Getting things done


in Daily updates, Oxford

Puddles on Church Walk

What motivates people? I am not speculating about long-term planning here, but about the kind of decisions at the margin that shape the course of individual days: the points where a symmetry collapses in favour of making that the last time you hit the snooze button or that the last chapter you read before you go biking.

Individually, such decisions can be put down to context and to whim. Because they aggregate into productive or unproductive days, which in turn aggregate into weeks and months, understanding how to manipulate marginal decisions seems like a path for improving efficiency. Setting up efficient systems of reward and punishment, accompanied by personal prohibitions on really wasteful activities, seems like a good idea. With all the things that I can feel looming over me, I am feeling the need to do better at getting things done. After all, I need to brush up on two unfamiliar subjects, as well as finishing the fish paper editing, by next Thursday. Then, I have a package of tasks to finish for Dr. Hurrell before August 3rd.

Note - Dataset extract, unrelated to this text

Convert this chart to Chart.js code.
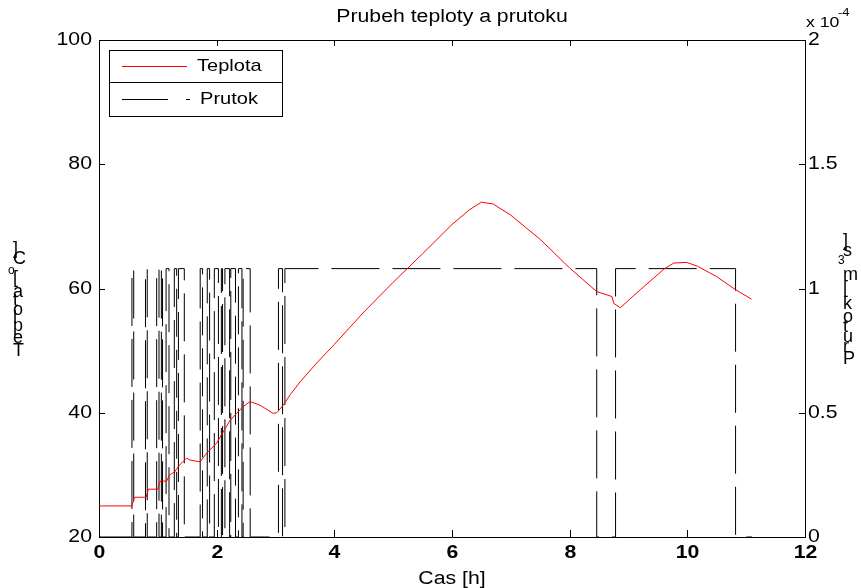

An obvious productivity booster is to ban myself from blogging, but I think that would actually be counterproductive. The blog really helps me keep track of projects and ideas. A ban from reading other peoples’ blogs (I track 116, including many that are updated more than ten times a day) might be far more sensible.

{ 3 comments… read them below or add one }

R.K. July 23, 2006 at 6:05 pm

This is an unusually good photo of the day.

Ben July 24, 2006 at 4:48 pm

I find lack of a computer has cut distractions, though it also stops me doing some much needed writing…

Milan July 24, 2006 at 7:44 pm


I have been keeping mine generally disconnected from the internet as a mechanism to reduce procrastinatory potential.